The Nepali Girls’ Social Service Centre, supported by MCC, provides educational assistance to students from poor families, it has an open education program that helps high school dropouts complete their degrees, and it has three preschool daycare centers. They also provide basic healthcare education and small livelihood projects in communities where they have educational programs.

Our first day of visits focused on the daycare centers and families of students in nearby villages. They are tea plantation or rural agricultural laborers who earn about two dollars a day when they have work. Many have migrated here from regions of Nepal affected by the recent civil war in their county. The culture of Darjeeling is actually much closer to that of Nepal and Bhutan than the plains of India.

Students in the village of Aloobari performed a traditional Nepalese dance for us. Akriti Thami, one of the dancers, and her two siblings are the first in their family to go to school. A village woman with a tenth grade education helps at an after school study center, which was started by the Nepali Girls’ Social Service Centre. It is a resource for students whose illiterate parents are not able to help them do their homework.

On the second day we visited the homes of students in the town of Darjeeling. We climbed steep, narrow alleys and foot paths that cross open sewers and skirt piles of garbage thrown over the sides of embankments. Sapna Chhetri, a high school student, lives with her mother and brother. They support themselves by selling vegetables along the side of the road and doing domestic labor. Sapna dreams of going to college after completing high school. Ayesha Kadar, our Global Family coordinator, gives encouragement and practical advice as we sit in their tiny one-room space that is little more than a place to sleep and to stay dry when it rains.

Many girls drop out of school in their early teens to get married. Various children at the daycare centers are from such marriages. The fathers have abandoned their families. The young mothers take turns volunteering at the center by preparing a simple lunch for the children and doing other chores. A goal of the daycare center is to give the children a head start so they can do well when they enter the local primary school.

MCC helps support seventy students and their families through the Nepali Girl’s Social Service Centre. I’m grateful to not be an ordinary tourist as I walk the streets of Darjeeling where I’m constantly accosted by shopkeepers eager to make a sale or beggars asking for a handout. I am part of something more substantial that makes a significant difference in the lives of needy people in a way that gives them dignity and hope.

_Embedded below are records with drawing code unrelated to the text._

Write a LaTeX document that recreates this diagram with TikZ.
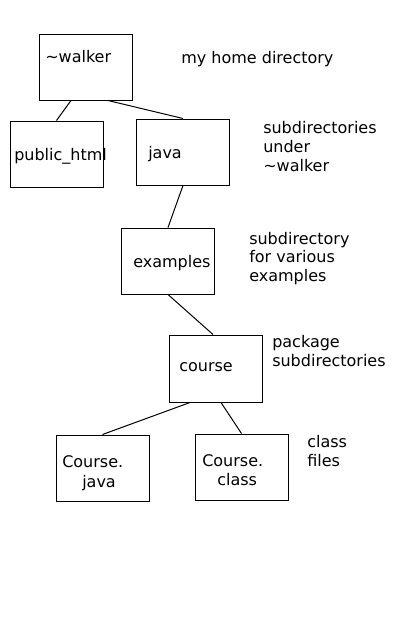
\documentclass[tikz,border=0pt]{standalone}
\usepackage{fontspec}
\setmainfont{DejaVu Sans}
\usetikzlibrary{positioning,calc}

\begin{document}
\begin{tikzpicture}[
            x=0.75pt, y=-0.75pt,
            every node/.style={font=\fontsize{12}{13.9}\selectfont},
            dirbox/.style={draw, rectangle, line width=0.75pt, minimum width=69.75pt, minimum height=49.5pt, inner sep=0pt},
            lbl/.style={anchor=base west, inner sep=0pt},
            note/.style={anchor=base west, inner sep=0pt, align=left}
        ]
            \useasboundingbox (0,0) rectangle (400,640);
            % directory boxes
            \node[dirbox] (walker) at (85.5,67) {};
            \node[dirbox] (pub) at (56.5,154) {};
            \node[dirbox] (java) at (183,152) {};
            \node[dirbox] (examples) at (168,261) {};
            \node[dirbox, minimum height=50.25pt] (course) at (216,368.5) {};
            \node[dirbox] (cjava) at (102.5,468) {};
            \node[dirbox] (cclass) at (241.5,467) {};

            % box texts
            \node[lbl] (walkertxt) at (45,62) {\textasciitilde walker};
            \node[lbl] (pubtxt) at (14,160) {public\_html};
            \node[lbl] (javatxt) at (148,158) {java};
            \node[lbl] (examplestxt) at (133,267) {examples};
            \node[lbl] (coursetxt) at (179,371) {course};
            \node[lbl] (cjavatxt1) at (62,467) {Course.};
            \node[lbl] (cjavatxt2) at (82,487) {java};
            \node[lbl] (cclasstxt1) at (202,466) {Course.};
            \node[lbl] (cclasstxt2) at (217,485) {class};

            % notes (base = last line)
            \node[note] (homenote) at (181,63) {my home directory};
            \node[note] (subnote) at (263,171) {subdirectories\\under\\\textasciitilde walker};
            \node[note] (exnote) at (249,281.5) {subdirectory\\for various\\examples};
            \node[note] (pkgnote) at (272,366.5) {package\\subdirectories};
            \node[note] (classnote) at (307,466) {class\\files};

            % tree lines
            \draw[line width=0.75pt] ($(walker.south)+(-14.5,0)$) -- (pub.north);
            \draw[line width=0.75pt] ($(walker.south)+(22.5,0)$) -- (java.north);
            \draw[line width=0.75pt] (java.south) -- (examples.north);
            \draw[line width=0.75pt] (examples.south) -- ($(course.north)+(-3,0)$);
            \draw[line width=0.75pt] ($(course.south)+(-26,0)$) -- (cjava.north);
            \draw[line width=0.75pt] ($(course.south)+(5,0)$) -- (cclass.north);
        \end{tikzpicture}
\end{document}
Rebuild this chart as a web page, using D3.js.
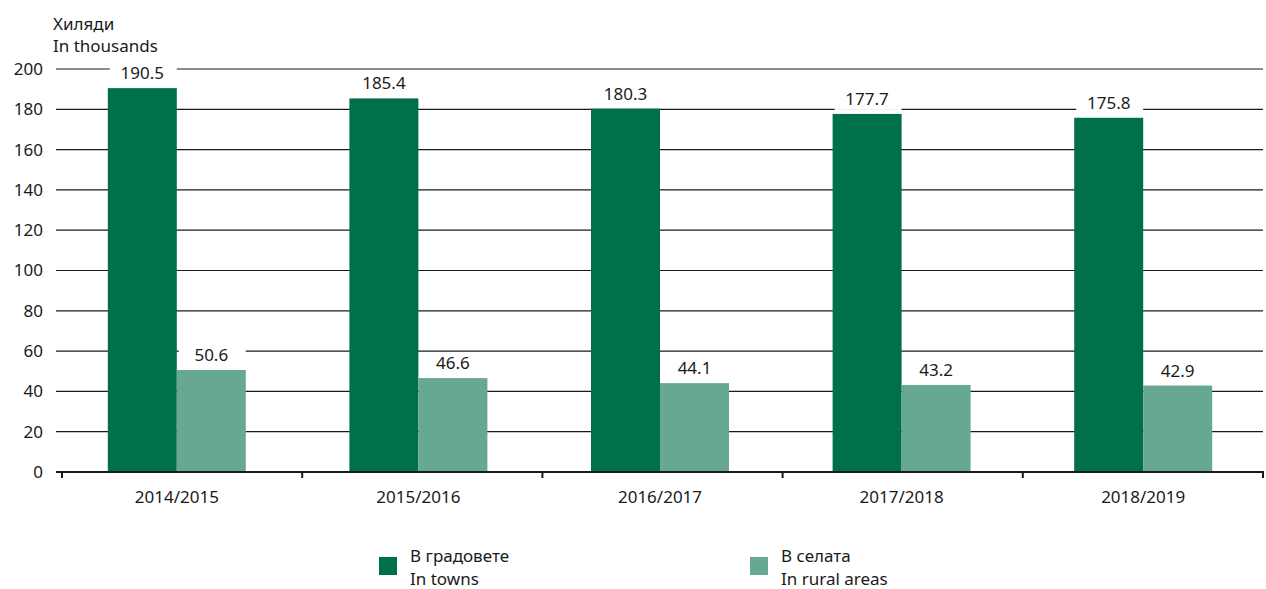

It’s a privilege to be part of a faith community whose social conscience and generosity supports this ministry. I try to weave this social service into the fabric of our Mennonite tradition of peace with justice. The proprietor of the hotel were we are staying is an older Tibetan woman, a follower of the Dalai Lama, who fled her homeland in the 1950s and started a new life in Darjeeling. She welcomes our presence because she appreciates what we’re doing for the community.

Ruth and I were talking with our Tibetan hostess on the terrace of the hotel early one morning. Part of the skyline is dominated by a huge building recently erected by a powerful local politician with an apparent edifice complex. (The purpose of the building, constructed on a former children’s playground, remains unclear.) A huge statue of a Gorkha soldier, gun in one hand and knife in the other, is astride a globe on the roof of the building.

Gorkhas from Nepal were recruited as soldiers by the British during the heyday of the British Empire and had reputations as fierce fighters. Other Gorkhas were recruited as tea pickers and laborers by the British East India Company after the king of Sikkim ceded Darjeeling to the Company in 1817. The Company began to plant tea on these slopes in its effort to wrest the tea trade away from China.

Our Tibetan hostess is clearly offended by the statue of a Gorkha soldier astride the world. She asks, “What presumption allows us to imagine such a thing?” I feel the pain of history in this region of the world. I also feel a kindred spirit with this Tibetan woman who had to flee her homeland as a young girl. My Anabaptist faith tradition, born in a sixteenth century history of religious suffering, gives me similar social sensitivities.